We've all heard of juice cleanses. But if you're anything like me, 24-plus hours of consuming nothing but light liquids is bound to turn you into a ravenous monster straight out of an episode of The Walking Dead. Luckily, LA-based celebrity holistic nutritionist and cleanse expert Elissa Goodman told me that juicing is out and souping is in. "For lasting results, if you're looking to cleanse, I always recommend a whole food cleanse program, and soup just happens to be a great way to pack in a ton of nutrients — including the fiber and protein that is often missing from juices — while keeping sugar content low and taking it easy on your digestive system," says Goodman. "For consistent weight loss that sticks, it is essential that your vitamins, minerals, and food groups are all touched upon, and souping makes that part easy."

She also explains that soups can simultaneously detoxify and nourish the body. They're also extremely satiating, warm and comforting — all essential for long term success, according to Goodman. "I see soup programs pop up all over the place, as well as many online DIY versions that are easy to follow along at home."

Matcha Meal Replacer

If you're feeling a little lethargic, Goodman recommends trying a matcha meal replacer to boost your energy. "Drinking matcha has been shown to increase metabolism and help the body burn fat 3-4 times faster than average, without the negative side effects that coffee carries with it," she says. "No raise in heart rate or blood pressure, and not taxing on the adrenal system." Another weight maintenance benefit is matcha's high level of chlorophyll, which makes it a powerful detoxifier, capable of removing toxins and heavy metals in our system. "Both which make you hang on to stubborn weight," says Goodman.

Fertility Diet

If you've got baby-making on the brain for 2017, Bouvier recommends the Fertility Diet, which snagged the number eight spot on this year's Best Diets list. "It focuses on dietary changes, weight loss, and increasing activity to help increase ovulation and aid in fertility," she tells us. " It focuses on healthy fats, whole grains, plant-based proteins, and full-fat dairy." While many may question how this diet affects cholesterol levels (since it allows full-fat dairy), Bouvier notes that if portions are controlled, then effects on cholesterol can be minimal.

DNA-based Diet

Can learning more about our genetic makeup actually help us lose weight? According to one company, it might. "Looking at DNA results and genetic predisposition tests can provide answers to questions about one's weight, metabolism, eating habits and food intolerances," says Carlo L. Chapelle of EasyDNA, a UK-based DNA testing company that offers diet and nutrition DNA testing, as well as wellness and lifestyle testing. "We know that there are certain genes which potentially affect how we view certain foods, which then influence our behavior." According to Chapelle, being in tune with your genetic makeup could help you better understand your own relationship with food and work toward making mindful changes.

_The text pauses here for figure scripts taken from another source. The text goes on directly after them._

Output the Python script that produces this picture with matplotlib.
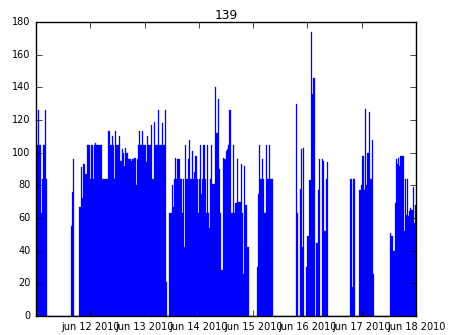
import datetime as dt

import matplotlib
matplotlib.use('Agg')
import matplotlib.pyplot as plt
import matplotlib.dates as mdates

plt.style.use('classic')

# half-hourly counts, one list per day
jun11 = [105, 105, 126, 105, 63, 84, 105, 105, 126, 84, 0,
         0, 0, 0, 0, 0, 0, 0, 0, 0, 0, 0, 0, 0, 0, 0, 0, 0, 0, 0, 0,
         55, 76, 96, 0, 0, 0, 0, 67, 67, 91, 72, 93, 87, 87, 105, 105, 105]
jun12 = [84, 105, 84, 105, 106, 105, 105, 105, 105, 105,
         84, 84, 84, 84, 84, 84, 113, 105, 105, 110,
         105, 84, 113, 105, 105, 110, 95, 95, 102, 100,
         92, 103, 100, 96, 96, 96, 95, 96, 96, 97,
         80, 96, 105, 113, 105, 105, 113, 105]
jun13 = [105, 94, 110, 105, 105, 105, 117, 84, 119, 105, 105, 105, 126, 105, 105, 118, 105,
         105, 126, 21, 0, 0, 63, 63, 80, 67, 84, 97, 84, 96, 96, 84,
         84, 63, 84, 42, 105, 84, 96, 108, 84, 84, 101, 84, 88, 98, 84, 63]
jun14 = [84, 105, 75, 84, 105, 84, 63, 105, 63, 54, 84, 105, 81, 81, 140, 112,
         112, 133, 90, 63, 28, 97, 96, 96, 101, 102,
         105, 126, 63, 63, 105, 63, 69, 69, 96, 70, 70, 93, 63, 26, 92, 68,
         68, 42, 0, 0, 0, 0]
jun15 = [0, 0, 0, 30, 75, 105, 84, 84, 96, 84, 63, 105, 84, 84, 105, 84, 84, 84,
         0, 0, 0, 0, 0, 0, 0, 0, 0, 0, 0, 0, 0, 0, 0, 0, 0, 0, 0,
         0, 130, 63, 0, 78, 102, 42, 103, 0, 0, 30]
jun16 = [49, 83, 83, 174, 136, 146, 146, 0, 45, 77, 96, 0, 0, 96, 95, 52, 84, 94,
         0, 0, 0, 0, 0, 0, 0, 0, 0, 0, 0, 0, 0, 0, 0, 0, 0, 0, 0, 0,
         84, 18, 84, 84, 0, 0, 0, 0, 77, 80]
jun17 = [98, 98, 77, 127, 80, 100, 125, 84, 84, 108, 26,
         0, 0, 0, 0, 0, 0, 0, 0, 0, 0, 0, 0, 0, 0,
         51, 49, 49, 40, 69, 96, 93, 97, 92, 98, 98, 98, 52, 84, 62,
         84, 61, 64, 66, 65, 79, 57, 68]

tick_labels = ['jun 12 2010', 'jun 13 2010', 'jun 14 2010', 'jun 15 2010',
               'jun 16 2010', 'jun 17 2010', 'jun 18 2010']

start = dt.datetime(2010, 6, 11)
values = jun11 + jun12 + jun13 + jun14 + jun15 + jun16 + jun17
times = [start + dt.timedelta(minutes=30 * i) for i in range(len(values))]

fig = plt.figure(figsize=(4.51, 3.35), dpi=100, facecolor='white')
ax = fig.add_axes([0.0798, 0.0567, 0.8426, 0.8776])
ax.bar(mdates.date2num(times), values, width=1 / 48., align='edge',
       color='b', edgecolor='b', linewidth=0.2)

ax.set_xlim(mdates.date2num(start), mdates.date2num(start + dt.timedelta(days=7)))
ax.set_ylim(0, 180)
ticks = [start + dt.timedelta(days=d) for d in range(1, 8)]
ax.set_xticks(mdates.date2num(ticks))
ax.set_xticklabels(tick_labels)
ax.set_yticks(range(0, 181, 20))
ax.tick_params(labelsize=7)
ax.set_title('139', fontsize=8.8, pad=2)

fig.savefig('out.png', dpi=100, facecolor='white')
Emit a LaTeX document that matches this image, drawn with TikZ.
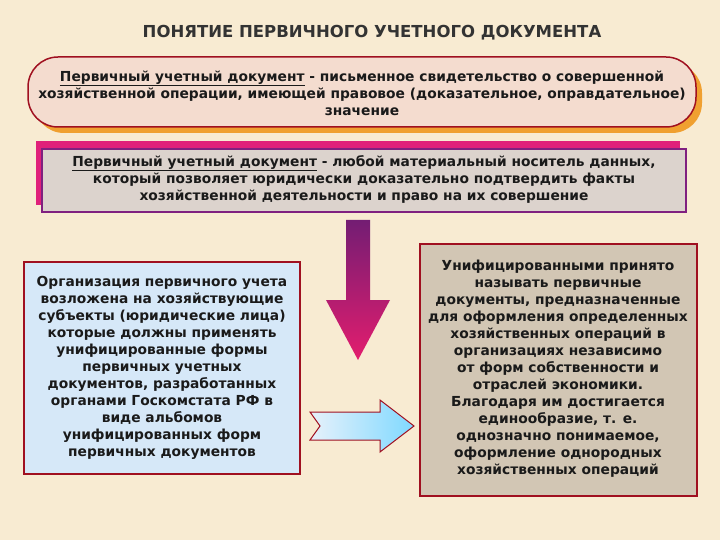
\documentclass[tikz,border=0pt]{standalone}
\usepackage{fontspec}
\setmainfont{DejaVu Sans}
\usetikzlibrary{shadings}
\definecolor{bg}{HTML}{F8EBD2}
\definecolor{boxred}{HTML}{A01020}
\definecolor{shad}{HTML}{F0A030}
\definecolor{pinkf}{HTML}{F4DCCF}
\definecolor{grayf}{HTML}{DCD3CD}
\definecolor{purp}{HTML}{802080}
\definecolor{mag}{HTML}{E0207A}
\definecolor{bluef}{HTML}{D6E8F8}
\definecolor{tanf}{HTML}{D2C6B4}
\definecolor{txt}{HTML}{1A1A1A}
\tikzset{
  txt/.style={font=\bfseries\fontsize{13.8}{17}\selectfont, text=txt, align=center},
}
\begin{document}
\begin{tikzpicture}[x=1pt,y=-1pt]
\useasboundingbox (0,0) rectangle (720,540);
\fill[bg] (0,0) rectangle (720,540);
\node[txt, font=\bfseries\fontsize{16.5}{18}\selectfont, text=black!80] (title) at (372,33) {ПОНЯТИЕ ПЕРВИЧНОГО УЧЕТНОГО ДОКУМЕНТА};
% box 1
\fill[shad, rounded corners=30pt] (34,63) rectangle (702,133);
\draw[boxred, line width=1.5pt, fill=pinkf, rounded corners=30pt] (28,57) rectangle (696,127);
\node[txt] (b1) at (362,93) {\underline{Первичный учетный документ} - письменное свидетельство о совершенной\\хозяйственной операции, имеющей правовое (доказательное, оправдательное)\\значение};
% box 2
\fill[mag] (36,141) rectangle (680,205);
\draw[purp, line width=1.2pt, fill=grayf] (42,149) rectangle (686,212);
\node[txt] (b2) at (364,179) {\underline{Первичный учетный документ} - любой материальный носитель данных,\\который позволяет юридически доказательно подтвердить факты\\хозяйственной деятельности и право на их совершение};
% down arrow
\shade[top color=purp!90!black, bottom color=mag!90!red]
  (346,220) -- (370,220) -- (370,300) -- (390,300) -- (358,360) -- (326,300) -- (346,300) -- cycle;
\coordinate (dtip) at (358,360);
% left box
\draw[boxred, line width=1.2pt, fill=bluef] (24,262) rectangle (300,474);
\node[txt] (lb) at (162,368) {Организация первичного учета\\возложена на хозяйствующие\\субъекты (юридические лица)\\которые должны применять\\унифицированные формы\\первичных учетных\\документов, разработанных\\органами Госкомстата РФ в\\виде альбомов\\унифицированных форм\\первичных документов};
% right box
\draw[boxred, line width=1.2pt, fill=tanf] (420,244) rectangle (697,496);
\node[txt] (rb) at (558,369) {Унифицированными принято\\называть первичные\\документы, предназначенные\\для оформления определенных\\хозяйственных операций в\\организациях независимо\\от форм собственности и\\отраслей экономики.\\Благодаря им достигается\\единообразие, т. е.\\однозначно понимаемое,\\оформление однородных\\хозяйственных операций};
% right arrow
\shade[left color=bluef!60!white, right color=blue!30!cyan!50, draw=boxred, line width=1pt]
  (310,412) -- (380,412) -- (380,400) -- (414,426) -- (380,452) -- (380,440) -- (310,440) -- (320,426) -- cycle;
\end{tikzpicture}
\end{document}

The secret ingredient to healthier living

There you have it — these are the diets that, according to the experts, will get you one step closer to your wellness goals.

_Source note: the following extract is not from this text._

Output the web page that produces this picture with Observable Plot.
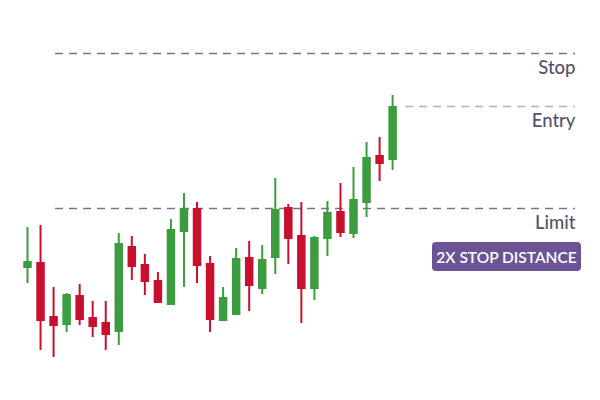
<!DOCTYPE html>
<html>
<head>
<meta charset="utf-8">
<script src="https://cdn.jsdelivr.net/npm/d3@7"></script>
<script src="https://cdn.jsdelivr.net/npm/@observablehq/plot@0.6"></script>
<style>
  html, body { margin: 0; padding: 0; background: #fff; }
  #wrap { position: relative; width: 600px; height: 400px; }
  #badge {
    position: absolute; left: 432px; top: 242px; width: 149px; height: 29px;
    background: #6b5395; border-radius: 4px; color: #fff;
    font-family: Lato, "Open Sans", sans-serif; font-size: 15.5px; font-weight: 600;
    display: flex; align-items: center; justify-content: center; letter-spacing: 0;
  }
</style>
</head>
<body>
<div id="wrap"></div>
<script>
// OHLC per candle (index order), price units
const opens  = [132,138, 84, 75,105, 83, 78, 68,154,136,120, 95,168,192,137, 79, 85,143,111,142,193,165,111,161,189,166,197,245,240];
const highs  = [173,175,113,107,116, 99, 99,167,164,146,128,181,207,198,144,113,152,159,155,222,196,198,164,199,217,233,258,263,305];
const lows   = [117, 50, 43, 68, 75, 63, 50, 55,120,105, 97, 95,113,117, 68, 79, 85, 89,106,126,136, 77,100,144,163,162,183,219,230];
const closes = [139, 79, 74,106, 80, 73, 65,157,133,118, 97,171,192,134, 80,103,142,114,141,191,161,111,163,188,167,201,243,236,294];

const levelNames  = ["Stop", "Entry", "Limit"];
const levelValues = [347, 294, 192];
const levelStart  = [2.15, 29.0, 2.15];
const levelEnd    = [42.02, 42.02, 42.02];
const badgeText = "2X STOP DISTANCE";

const candles = opens.map((o, i) => ({i, open: o, high: highs[i], low: lows[i], close: closes[i], up: closes[i] >= o}));
const levels = levelNames.map((n, k) => ({name: n, value: levelValues[k], x1: levelStart[k], x2: levelEnd[k]}));

const green = "#3b9d3f", red = "#c8102e";

const chart = Plot.plot({
  width: 600, height: 400,
  margin: 0,
  x: {domain: [-2.07, 43.94], axis: null},
  y: {domain: [0, 400], axis: null},
  style: {background: "transparent"},
  marks: [
    Plot.ruleY(levels, {y: "value", x1: "x1", x2: "x2",
      stroke: d => d.name === "Entry" ? "#b0b0b8" : "#787684",
      strokeWidth: 1.6, strokeDasharray: "8,6"}),
    Plot.ruleX(candles, {x: "i", y1: "low", y2: "high", stroke: d => d.up ? green : red, strokeWidth: 2}),
    Plot.ruleX(candles, {x: "i", y1: "open", y2: "close", stroke: d => d.up ? green : red, strokeWidth: 8.5, strokeLinecap: "butt"}),
    Plot.text(levels, {x: "x2", y: "value", text: "name", textAnchor: "end", dy: 15,
      fill: "#57526a", fontSize: 18.5, fontWeight: 500, fontFamily: "Lato, 'Open Sans', sans-serif"})
  ]
});

const wrap = document.getElementById("wrap");
wrap.appendChild(chart);
const badge = document.createElement("div");
badge.id = "badge";
badge.textContent = badgeText;
wrap.appendChild(badge);
</script>
</body>
</html>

But there's one more important ingredient that's key in any wellness plan — water. "Water is the single most important thing we can put in our bodies," Rothenberg told me."We need water for energy. We need water to metabolize water soluble vitamins (B + C)." So whether you decide to sip on soup, cut the carbs or load up on more greens, always remember to stay hydrated.

Cheers to healthier living, friends!